The most common benign explanation is that you’re simply earlier in pregnancy than your dates suggest. If you ovulated a week later than a standard 28-day cycle would predict, what looks like 6 weeks by calendar math could actually be closer to 5 weeks of development. At 5 weeks, a fetal pole wouldn’t be expected yet. A repeat ultrasound in 7 to 14 days usually clarifies the situation.
In other cases, an empty gestational sac can indicate what’s called a blighted ovum (anembryonic pregnancy), where a fertilized egg implanted and a sac formed but the embryo didn’t develop. This is typically caused by chromosomal problems during the earliest cell divisions, not by anything the parent did or didn’t do. Clinicians use specific measurement thresholds before making this diagnosis: a gestational sac measuring 25 millimeters or larger with no embryo inside is a definitive finding. Below that size, the standard approach is to wait and rescan rather than draw conclusions too early.
Spotting Twins at 6 Weeks
A 6-week ultrasound can sometimes reveal a twin or multiple pregnancy. What you’d see on the screen depends on the type of twins. Fraternal twins develop in separate gestational sacs, so the image shows two distinct dark circles within the uterus, each with its own yolk sac. Identical twins may share a single gestational sac or have separate ones depending on when the embryo split.
At 6 weeks, each embryo is so small that the clearest giveaway is the presence of two yolk sacs or two fetal poles rather than one. In some cases, particularly with very early scans, a second embryo becomes apparent only on a follow-up ultrasound a week or two later.
What the Measurements Mean
During the scan, the sonographer measures the crown-rump length (the distance from one end of the fetal pole to the other) and the diameter of the gestational sac. These measurements are used to estimate gestational age and check that growth is on track. At 6 weeks, the crown-rump length increases roughly a millimeter per day, which is why even small differences in measurement can shift the estimated due date by several days.
If a fetal pole measures 5 millimeters or larger and no cardiac activity is detected, clinicians take that seriously as a potential concern, though updated guidelines require careful repeat assessment before making any diagnosis. Similarly, a gestational sac with a mean diameter of 25 millimeters or more without a visible embryo meets the current threshold for diagnosing a nonviable pregnancy. Below these cutoffs, the standard practice is patience and a repeat scan.

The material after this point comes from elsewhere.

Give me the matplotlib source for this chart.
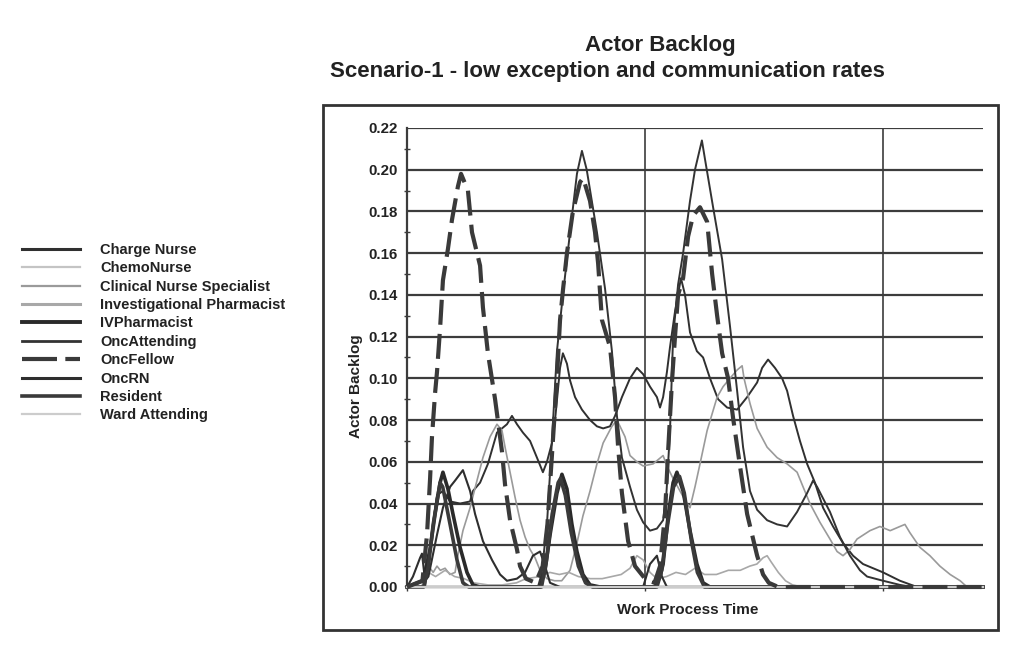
import numpy as np
import matplotlib
matplotlib.use("Agg")
import matplotlib.pyplot as plt
from matplotlib.lines import Line2D
from matplotlib.patches import Rectangle

plt.rcParams['font.family'] = ['Liberation Sans', 'DejaVu Sans']
plt.rcParams['font.weight'] = 'bold'

# data (x in work process time units, gridlines at 100 / 200)
charge_nurse_x = [0, 7.6, 9.7, 12.6, 15.1, 18.1, 22.3, 26.5, 27.7, 30.7, 34.0, 37.8, 42.0, 44.1, 46.2,
                  48.7, 51.7, 54.6, 57.1, 58.8, 60.9, 62.2, 64.3, 65.5, 67.2, 68.5, 70.6, 73.5, 76.9, 79.8,
                  82.4, 85.3, 87.4, 90.3, 93.7, 96.6, 99.2, 102.1, 105.0, 106.3, 107.6, 109.2, 110.5, 112.6,
                  115.1, 116.8, 118.9, 121.8, 124.4, 127.3, 130.7, 134.5, 138.7, 142.9, 147.1, 149.2, 151.7,
                  154.6, 157.6, 159.7, 162.2, 165.1, 168.1, 171.4, 174.8, 179.0, 183.2, 187.4, 191.6, 200.0,
                  207.1, 214.3, 242]
charge_nurse_y = [0, 0, 0.020, 0.044, 0.046, 0.041, 0.040, 0.041, 0.046, 0.050, 0.059, 0.074, 0.078, 0.082,
                  0.078, 0.074, 0.070, 0.062, 0.055, 0.060, 0.069, 0.080, 0.105, 0.112, 0.107, 0.099, 0.091,
                  0.085, 0.080, 0.077, 0.076, 0.077, 0.082, 0.091, 0.100, 0.105, 0.102, 0.096, 0.091, 0.086,
                  0.091, 0.103, 0.115, 0.132, 0.148, 0.140, 0.122, 0.113, 0.110, 0.100, 0.090, 0.086, 0.085,
                  0.091, 0.098, 0.105, 0.109, 0.105, 0.100, 0.094, 0.082, 0.070, 0.059, 0.050, 0.038, 0.029,
                  0.021, 0.015, 0.011, 0.007, 0.003, 0, 0]

chemo_nurse_x = [0, 60, 120, 180, 242]
chemo_nurse_y = [0, 0, 0, 0, 0]

cns_x = [0, 6.0, 8.4, 9.7, 11.0, 12.6, 14.0, 16.0, 18.0, 20.2, 21.0, 23.5, 26.5, 29.4, 31.9, 34.9, 37.8,
         39.9, 41.2, 43.3, 45.4, 47.5, 49.6, 51.7, 53.8, 55.9, 58.8, 62.0, 65.0, 68.5, 71.4, 73.9, 76.9,
         79.8, 82.4, 86.1, 88.2, 89.5, 91.6, 93.7, 96.6, 99.2, 103.4, 107.6, 109.2, 111.8, 114.7, 117.6,
         118.9, 121.0, 123.1, 126.1, 130.3, 132.8, 135.7, 138.7, 140.8, 141.6, 144.1, 147.1, 151.3, 155.5,
         159.7, 163.9, 166.4, 169.3, 173.5, 177.7, 180.7, 183.2, 186.1, 189.1, 194.5, 198.7, 203.0, 207.1,
         209.2, 211.3, 215.5, 219.7, 223.9, 228.2, 232.4, 235.3, 242]
cns_y = [0, 0, 0.006, 0.009, 0.007, 0.010, 0.008, 0.009, 0.006, 0.007, 0.013, 0.027, 0.038, 0.051, 0.062,
         0.072, 0.078, 0.075, 0.067, 0.055, 0.043, 0.032, 0.024, 0.018, 0.014, 0.008, 0.004, 0.003, 0.003,
         0.008, 0.021, 0.034, 0.046, 0.059, 0.069, 0.077, 0.080, 0.077, 0.072, 0.063, 0.060, 0.058, 0.059,
         0.063, 0.058, 0.052, 0.046, 0.040, 0.038, 0.048, 0.059, 0.075, 0.091, 0.096, 0.100, 0.104, 0.106,
         0.100, 0.088, 0.076, 0.067, 0.062, 0.059, 0.055, 0.048, 0.040, 0.031, 0.023, 0.017, 0.015, 0.018,
         0.023, 0.027, 0.029, 0.027, 0.029, 0.030, 0.026, 0.019, 0.015, 0.010, 0.006, 0.003, 0, 0]

inv_pharm_x = [0, 5, 9, 12, 16, 20, 24, 28, 34, 40, 46, 50, 56, 60, 64, 68, 72, 77, 82, 86, 90, 93.7, 96.6,
               99.2, 102.1, 105, 109, 113, 117, 121, 125, 130, 135, 140, 144, 147, 149.6, 151.3, 153, 156,
               159, 162, 166, 242]
inv_pharm_y = [0, 0.002, 0.007, 0.005, 0.008, 0.005, 0.004, 0.002, 0.001, 0.001, 0.002, 0.004, 0.005, 0.007,
               0.006, 0.007, 0.005, 0.004, 0.004, 0.005, 0.006, 0.009, 0.015, 0.013, 0.007, 0.004, 0.005,
               0.007, 0.006, 0.009, 0.006, 0.006, 0.008, 0.008, 0.010, 0.011, 0.014, 0.015, 0.012, 0.007,
               0.003, 0.001, 0, 0]

iv_pharm_x = [0, 6.7, 9.7, 11.8, 13.9, 15.1, 17.2, 19.3, 22.3, 25.2, 27.7, 30.7, 55.9, 58.0, 60.1, 63.0,
              65.1, 67.2, 69.3, 71.4, 73.9, 76.9, 81.1, 104.2, 106.3, 107.6, 109.7, 111.8, 113.4, 116.0,
              118.9, 121.8, 124.4, 127.3, 242]
iv_pharm_y = [0, 0.003, 0.018, 0.035, 0.050, 0.055, 0.047, 0.035, 0.019, 0.007, 0.001, 0, 0, 0.008, 0.025,
              0.045, 0.054, 0.047, 0.030, 0.017, 0.006, 0.001, 0, 0, 0.005, 0.011, 0.034, 0.050, 0.055,
              0.046, 0.027, 0.011, 0.002, 0, 0]

onc_attending_x = [0, 55.0, 56.5, 58.8, 60.9, 63.0, 65.5, 68.5, 71.4, 73.5, 75.5, 79.8, 83.2, 86.1, 88.2,
                   90.3, 93.7, 96.6, 99.2, 102.1, 105.0, 107.6, 109.0, 110.5, 111.8, 113.9, 116.0, 118.9,
                   121.0, 123.9, 125.2, 128.6, 132.4, 135.7, 138.7, 141.2, 144.1, 147.1, 151.3, 155.5, 159.7,
                   163.9, 168.1, 170.6, 172.3, 177.7, 181.9, 186.1, 190.3, 193.3, 200.0, 207.1, 212.0, 242]
onc_attending_y = [0, 0, 0.006, 0.030, 0.070, 0.113, 0.140, 0.170, 0.198, 0.209, 0.200, 0.170, 0.143,
                   0.113, 0.082, 0.062, 0.048, 0.037, 0.031, 0.027, 0.028, 0.032, 0.045, 0.075, 0.120, 0.145,
                   0.160, 0.185, 0.200, 0.214, 0.205, 0.182, 0.157, 0.125, 0.094, 0.067, 0.046, 0.037, 0.032,
                   0.030, 0.029, 0.036, 0.045, 0.051, 0.048, 0.036, 0.024, 0.015, 0.008, 0.005, 0.003, 0.001,
                   0, 0]

onc_fellow_x = [0, 6.5, 8.4, 9.7, 10.5, 11.8, 12.6, 13.9, 15.1, 17.2, 18.9, 21.4, 22.7, 25.6, 27.3, 30.7,
                31.9, 34.0, 37.0, 39.9, 41.2, 43.3, 46.2, 47.5, 50.0, 54.0, 57.0, 59.0, 61.0, 63.0, 64.3,
                65.5, 67.2, 69.7, 72.7, 74.0, 76.9, 79.0, 80.3, 81.9, 85.3, 87.4, 88.7, 90.3, 92.9, 95.8,
                100.0, 104.0, 106.3, 108.4, 109.7, 111.3, 112.6, 113.9, 116.0, 118.1, 120.2, 123.1, 126.1,
                128.2, 130.3, 132.4, 134.9, 137.0, 139.9, 142.9, 147.1, 149.6, 152.0, 156.0, 242]
onc_fellow_y = [0, 0.003, 0.025, 0.052, 0.072, 0.093, 0.103, 0.124, 0.147, 0.162, 0.176, 0.192, 0.198,
                0.190, 0.170, 0.154, 0.134, 0.112, 0.090, 0.065, 0.049, 0.032, 0.018, 0.010, 0.004, 0.002,
                0.010, 0.030, 0.065, 0.100, 0.128, 0.142, 0.160, 0.180, 0.194, 0.196, 0.185, 0.170, 0.155,
                0.128, 0.115, 0.091, 0.067, 0.045, 0.022, 0.010, 0.004, 0.002, 0.010, 0.035, 0.065, 0.098,
                0.120, 0.140, 0.148, 0.168, 0.178, 0.182, 0.175, 0.150, 0.130, 0.112, 0.100, 0.081, 0.058,
                0.035, 0.015, 0.006, 0.002, 0, 0]

onc_rn_x = [0, 2.5, 5.5, 6.3, 7.6, 9.0, 12.6, 15.1, 18.1, 20.2, 23.5, 26.5, 28.6, 31.9, 35.7, 39.1, 42.0,
            46.2, 49.6, 52.9, 55.9, 58.0, 60.1, 64.3, 99.2, 102.1, 105.0, 107.1, 109.2, 242]
onc_rn_y = [0, 0.005, 0.014, 0.016, 0.003, 0.005, 0.025, 0.038, 0.048, 0.051, 0.056, 0.046, 0.035, 0.022,
            0.013, 0.006, 0.003, 0.004, 0.007, 0.015, 0.017, 0.010, 0.002, 0, 0, 0.011, 0.015, 0.005, 0, 0]

resident_x = [0, 7.0, 9.0, 11.0, 13.9, 15.0, 18.1, 21.0, 23.5, 26.0, 56.5, 58.5, 61.0, 63.5, 64.5, 66.5,
              69.0, 72.0, 75.0, 78.0, 105.0, 107.0, 109.5, 112.0, 114.5, 116.5, 119.5, 122.0, 125.0, 242]
resident_y = [0, 0, 0.010, 0.030, 0.050, 0.048, 0.030, 0.013, 0.002, 0, 0, 0.012, 0.035, 0.050, 0.052,
              0.044, 0.026, 0.010, 0.002, 0, 0, 0.008, 0.030, 0.048, 0.053, 0.045, 0.022, 0.007, 0, 0]

ward_attending_x = [0, 60, 120, 180, 242]
ward_attending_y = [0, 0, 0, 0, 0]

y_ticks = np.arange(0, 0.221, 0.02)

# (label, x, y, color, linewidth, dashes, legend width)
series = [
    ("Charge Nurse", charge_nurse_x, charge_nurse_y, "#303030", 1.4, None, 2.2),
    ("ChemoNurse", chemo_nurse_x, chemo_nurse_y, "#c4c4c4", 1.6, None, 1.6),
    ("Clinical Nurse Specialist", cns_x, cns_y, "#9a9a9a", 1.2, None, 1.6),
    ("Investigational Pharmacist", inv_pharm_x, inv_pharm_y, "#a8a8a8", 1.2, None, 2.2),
    ("IVPharmacist", iv_pharm_x, iv_pharm_y, "#2a2a2a", 2.6, None, 2.8),
    ("OncAttending", onc_attending_x, onc_attending_y, "#333333", 1.4, None, 2.0),
    ("OncFellow", onc_fellow_x, onc_fellow_y, "#3a3a3a", 3.0, (6, 2.2), 3.0),
    ("OncRN", onc_rn_x, onc_rn_y, "#2e2e2e", 1.5, None, 2.2),
    ("Resident", resident_x, resident_y, "#3a3a3a", 2.6, None, 2.6),
    ("Ward Attending", ward_attending_x, ward_attending_y, "#cccccc", 1.6, None, 1.6),
]

fig = plt.figure(figsize=(10.17, 6.49), dpi=100)
W, H = 1017.0, 649.0
ax = fig.add_axes([407 / W, 1 - 587 / H, 576 / W, 459.5 / H])

grid_c = "#3c3c3c"
handles = []
for label, xs, ys, c, lw, dashes, lw_leg in series:
    if dashes:
        ax.plot(xs, ys, color=c, lw=lw, dashes=dashes, clip_on=False, zorder=4)
        handles.append(Line2D([], [], color=c, lw=lw_leg, dashes=(8.4, 2)))
    else:
        ax.plot(xs, ys, color=c, lw=lw, clip_on=False, zorder=3)
        handles.append(Line2D([], [], color=c, lw=lw_leg))

ax.set_xlim(0, 242)
ax.set_ylim(0, 0.2202)
ax.set_yticks(y_ticks)
ax.set_yticklabels(["%.2f" % v for v in y_ticks])
ax.set_yticks(y_ticks[:-1] + 0.01, minor=True)
ax.set_xticks([0, 100, 200])
ax.set_xticklabels([])
ax.tick_params(axis='y', which='major', length=0, pad=7, labelsize=10.8, labelcolor="#222222")
ax.tick_params(axis='y', which='minor', direction='inout', length=5, width=1, color=grid_c)
ax.tick_params(axis='x', which='major', direction='out', length=3, width=1, color=grid_c)

ax.set_axisbelow(True)
ax.grid(axis='y', which='major', color=grid_c, lw=1.6)
ax.grid(axis='x', which='major', color=grid_c, lw=1.2)
for s in ('top', 'right'):
    ax.spines[s].set_visible(False)
ax.spines['left'].set_color(grid_c)
ax.spines['left'].set_linewidth(1.6)
ax.spines['bottom'].set_color(grid_c)
ax.spines['bottom'].set_linewidth(1.6)

# outer chart frame
fig.patches.append(Rectangle((323 / W, 1 - 630 / H), 675 / W, 525 / H, transform=fig.transFigure,
                             fill=False, lw=2.0, ec="#333333"))

fig.text(660 / W, 1 - 45 / H, "Actor Backlog", ha='center', va='center', fontsize=16, color="#222222")
fig.text(607 / W, 1 - 71 / H, "Scenario-1 - low exception and communication rates", ha='center',
         va='center', fontsize=16, color="#222222")
fig.text(356 / W, 1 - 386 / H, "Actor Backlog", rotation=90, ha='center', va='center', fontsize=11,
         color="#222222")
fig.text(688 / W, 1 - 610 / H, "Work Process Time", ha='center', va='center', fontsize=11, color="#222222")

fig.legend(handles, [s[0] for s in series], loc='upper left', bbox_to_anchor=(22 / W, 1 - 243 / H),
           frameon=False, fontsize=10.5, handlelength=4.0, handletextpad=1.35, labelspacing=0.3,
           borderpad=0, borderaxespad=0, labelcolor="#222222")

fig.savefig("out.png", dpi=100, facecolor="white")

The bottom line: a 6-week ultrasound won’t show you a recognizable baby. What it does show is the earliest architecture of pregnancy, a fluid-filled sac, a nourishing yolk sac, a tiny embryonic structure, and, with good timing, the first flutter of a heartbeat. For many people, that small flickering dot on the screen is the first concrete evidence that a pregnancy is real and progressing.